Mon 12 Oct 2020
A PI Mystery Review: JON MESSMANN – A Bullet for the Bride.
Posted by Steve under Reviews[2] Comments
JON MESSMANN – A Bullet for the Bride. Ed Steel #1. Pyramid N2792, paperback original, September 1972.
Once again what we have here is a PI hero who doesn’t have a PI license, but that doesn’t make him any less of a PI, does it? When he’s approached by a would-be client and after hearing her story, tells her to go find a private eye, guess what? That’s when we know that he really is one. She needs him to investigate the woman who’s gotten herself engaged to her father – one of the richest men in the world – and she doesn’t think she’s on the level.
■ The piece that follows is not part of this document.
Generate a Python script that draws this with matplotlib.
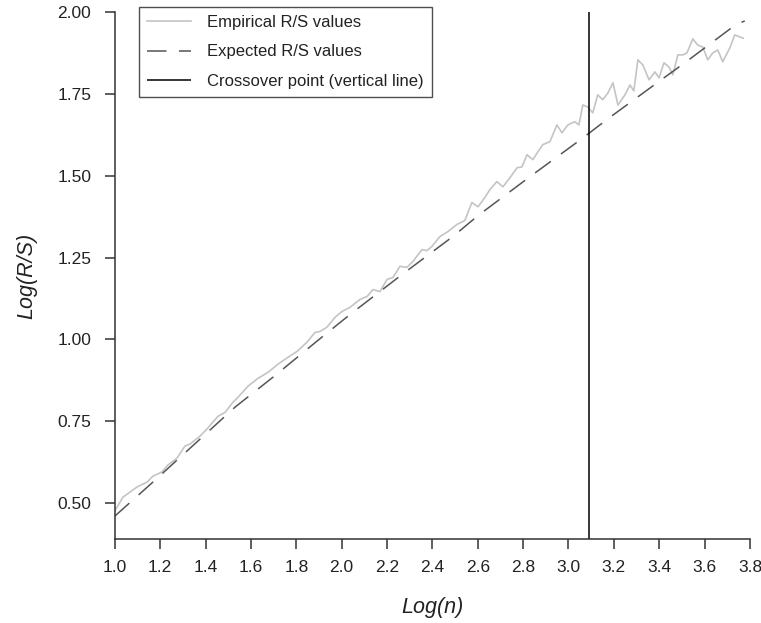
import matplotlib
matplotlib.use("Agg")
import matplotlib.pyplot as plt

plt.rcParams["font.family"] = ["Liberation Sans", "DejaVu Sans"]
plt.rcParams["lines.scale_dashes"] = False

# empirical R/S curve
log_n = [1.0, 1.036, 1.098, 1.142, 1.168, 1.208, 1.234, 1.274, 1.309, 1.331,
         1.375, 1.406, 1.432, 1.455, 1.486, 1.521, 1.543, 1.587, 1.631, 1.675,
         1.719, 1.763, 1.803, 1.847, 1.882, 1.904, 1.935, 1.970, 2.001, 2.037,
         2.081, 2.112, 2.138, 2.169, 2.200, 2.226, 2.257, 2.288, 2.314, 2.354,
         2.376, 2.398, 2.433, 2.468, 2.508, 2.543, 2.574, 2.601, 2.631, 2.653,
         2.684, 2.711, 2.742, 2.773, 2.795, 2.817, 2.843, 2.865, 2.887, 2.918,
         2.949, 2.971, 2.997, 3.028, 3.046, 3.063, 3.085, 3.107, 3.129, 3.151,
         3.174, 3.196, 3.218, 3.249, 3.271, 3.288, 3.306, 3.328, 3.355, 3.381,
         3.399, 3.421, 3.443, 3.460, 3.482, 3.504, 3.522, 3.548, 3.570, 3.592,
         3.614, 3.636, 3.658, 3.680, 3.711, 3.733, 3.755, 3.770]
log_rs = [0.476, 0.518, 0.549, 0.564, 0.582, 0.595, 0.616, 0.637, 0.674, 0.680,
          0.704, 0.726, 0.747, 0.765, 0.777, 0.808, 0.823, 0.857, 0.881, 0.899,
          0.924, 0.945, 0.963, 0.991, 1.021, 1.024, 1.037, 1.067, 1.085, 1.098,
          1.122, 1.131, 1.152, 1.146, 1.183, 1.189, 1.223, 1.220, 1.238, 1.274,
          1.271, 1.284, 1.314, 1.329, 1.351, 1.363, 1.418, 1.405, 1.433, 1.457,
          1.482, 1.466, 1.494, 1.524, 1.527, 1.564, 1.549, 1.573, 1.595, 1.604,
          1.655, 1.631, 1.655, 1.665, 1.655, 1.716, 1.710, 1.692, 1.747, 1.732,
          1.753, 1.784, 1.716, 1.747, 1.777, 1.759, 1.854, 1.838, 1.793, 1.817,
          1.799, 1.845, 1.832, 1.808, 1.869, 1.869, 1.875, 1.918, 1.899, 1.893,
          1.854, 1.875, 1.884, 1.848, 1.890, 1.930, 1.924, 1.920]

# expected R/S curve
exp_n = [1.0, 1.168, 1.380, 1.530, 1.702, 1.922, 2.037, 2.266, 2.490, 2.601,
         2.830, 3.059, 3.174, 3.403, 3.513, 3.729, 3.777]
exp_rs = [0.460, 0.564, 0.698, 0.793, 0.887, 1.012, 1.076, 1.198, 1.314, 1.378,
          1.497, 1.613, 1.674, 1.790, 1.845, 1.957, 1.973]

crossover = 3.09

xticks = [1.0, 1.2, 1.4, 1.6, 1.8, 2.0, 2.2, 2.4, 2.6, 2.8, 3.0, 3.2, 3.4, 3.6, 3.8]
yticks = [0.50, 0.75, 1.00, 1.25, 1.50, 1.75, 2.00]

fig = plt.figure(figsize=(7.61, 6.23), dpi=100)
ax = fig.add_axes([0.1509, 0.1348, 0.8346, 0.8459])

ax.plot(log_n, log_rs, color="#c4c4c4", lw=1.2, label="Empirical R/S values")
ax.plot(exp_n, exp_rs, color="#555555", lw=1.1, dashes=(14, 9),
        label="Expected R/S values")
ax.vlines(crossover, 0.39, 2.0, color="black", lw=1.1,
          label="Crossover point (vertical line)")

ax.set_xlim(1.0, 3.8)
ax.set_ylim(0.39, 2.0)
ax.set_xticks(xticks)
ax.set_xticklabels([f"{t:.1f}" for t in xticks])
ax.set_yticks(yticks)
ax.set_yticklabels([f"{t:.2f}" for t in yticks])

for s in ["top", "right"]:
    ax.spines[s].set_visible(False)
for s in ["left", "bottom"]:
    ax.spines[s].set_color("#333333")
    ax.spines[s].set_linewidth(1.1)

ax.tick_params(axis="both", direction="out", length=7, width=1.1,
               color="#333333", labelsize=12.5, labelcolor="#222222")
ax.tick_params(axis="y", pad=10)
ax.tick_params(axis="x", pad=8)

ax.set_xlabel("Log(n)", fontsize=15.5, style="italic", labelpad=16, color="#222222")
ax.set_ylabel("Log(R/S)", fontsize=15.5, style="italic", labelpad=14, color="#222222")

leg = ax.legend(loc="upper left", bbox_to_anchor=(0.1827, 0.989),
                bbox_transform=fig.transFigure, fontsize=12, frameon=True,
                fancybox=False, borderpad=0.5, labelspacing=0.85,
                handlelength=2.6, handletextpad=1.0, borderaxespad=0)
leg.get_frame().set_edgecolor("#222222")
leg.get_frame().set_linewidth(1.0)
for t in leg.get_texts():
    t.set_color("#222222")

fig.savefig("out.png", dpi=100)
To back up a little, Steel is retired, lives in Miami on a boat, but a fellow named Byron Ryberg, who was his boss during the Korean War when they both worked for the CIA, still sends jobs his way, such as this one. Ryberg is concerned that the girl is right, and if she is, and maybe if she’s working for the wrong hands, maybe the good guys would like to know about it – given that, as I said, the father is one of the richest men in the world.
On the downside of this story is that Steel is one of those men who, when they meet a woman for the first time, measures their worth by gauging the size and bounce of their chest. On the other hand, he’s a whiz at running a boat, which comes in very very handy several times during the course of this book.
Which is a case of Travis McGee (as you may have already noted yourself) meets James Bond. The stakes are, as it so happens, a whole lot higher than in any of the McGee books, but yet Steel has nowhere near the innate suaveness of Mr Bond. The book consists of long periods of introspection and talkiness, punctuated by short bursts of violence. He does bed the lady, but thankfully without going into details.
The ending strongly hints at a followup adventure, but it never happened. Messmann did go on write six book in his Jefferson Boone, Handyman, series, and 15 books in the Nick Carter series. His largest claim to fame, perhaps, is writing most of the first 200 books in the adult western series, The Trailsman, as Jon Sharpe.
October 13th, 2020 at 3:37 pm
A number of writers tried to mix the private eye plot with more Bondian issues, some of them fairly good. It wasn’t that big a stretch, as far back as John Bentley’s Dick Marlow and Anthony Armstrong’s Jimmy Rezaire private eyes in the UK were taking on Bondian matters, and in SABOTAGE Cleve Adams Rex McBride fought fifth columnists.
Chet Drum, Ed Noon, Johnny Liddell, Honey West, Erich March and no few others dabbled in Bondian matters as well as more standard private investigations.
October 13th, 2020 at 6:25 pm
You’re absolutely right about all of the above, but Drum and Noon in particular.
I’m also wondering now, after thinking about it, why as a character, Steel was only a one and done. It’s just a guess, but maybe his editor at Pyramid suggested to him that Steel was just a little too close to Travis McGee, and he’d better think about creating a hero not quite so closely based on someone else’s.